How a border tax could divide Boeing and its suppliers

A U.S. tax overhaul proposed by Republican leaders in Congress would deepen divisions between big manufacturers like Boeing Co and the thousands of smaller companies that supply them, according to suppliers and tax and trade experts. U.S. automakers and other manufacturers that rely on imported components also would be affected by the proposals, which would tax imports at a 20 percent rate, and could split these sectors into winners and losers. The revamp would heighten existing tensions in the aerospace industry, where Boeing’s aggressive cost-cutting driven by fierce competition with European rival Airbus has pushed suppliers to lower prices and source more parts and materials abroad.

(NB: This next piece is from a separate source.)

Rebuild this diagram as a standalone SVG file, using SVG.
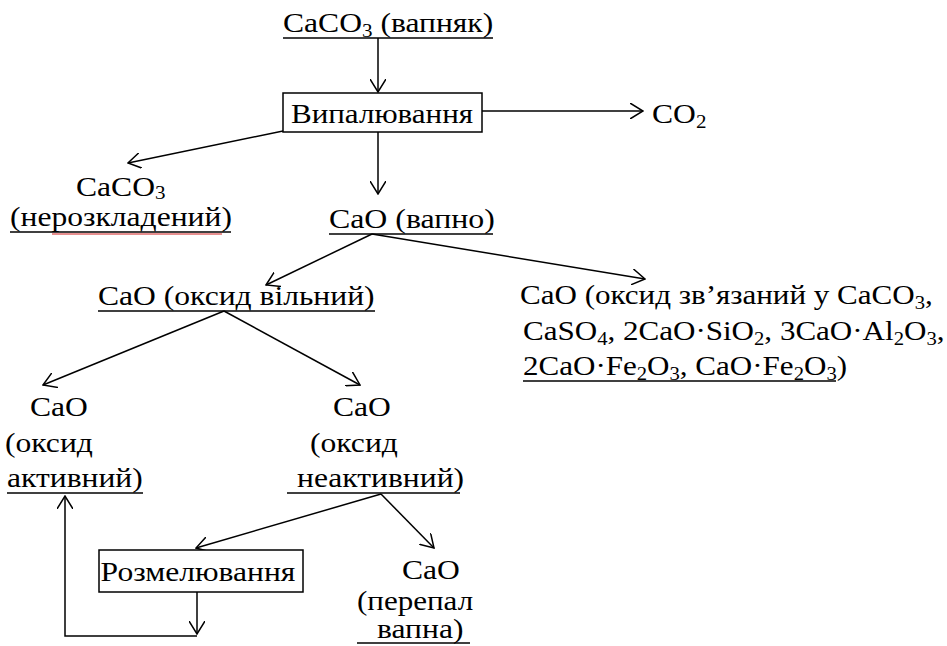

Aerospace components often zigzag through multiple countries and companies before reaching Boeing’s factories in Washington and South Carolina. U.S.-based suppliers to Boeing would face a tax on their imports of these parts. Boeing, the top exporter among U.S. manufacturers, would export its jetliners tax free. Boeing and some of its largest suppliers, such as United Technologies Corp, General Electric Co and Honeywell International Inc, which also have substantial exports, favor the Republican tax package. The plans, laid out in a blueprint last year and which President Donald Trump has spoken about favorably, aim to boost U.S. manufacturing, and include cutting the corporate tax rate to 20 percent from 35 percent and making capital investments immediately deductible. Lawmakers already are at work drafting a tax bill to introduce by early summer, but it could be delayed if health care changes take longer than expected, according to congressional staff.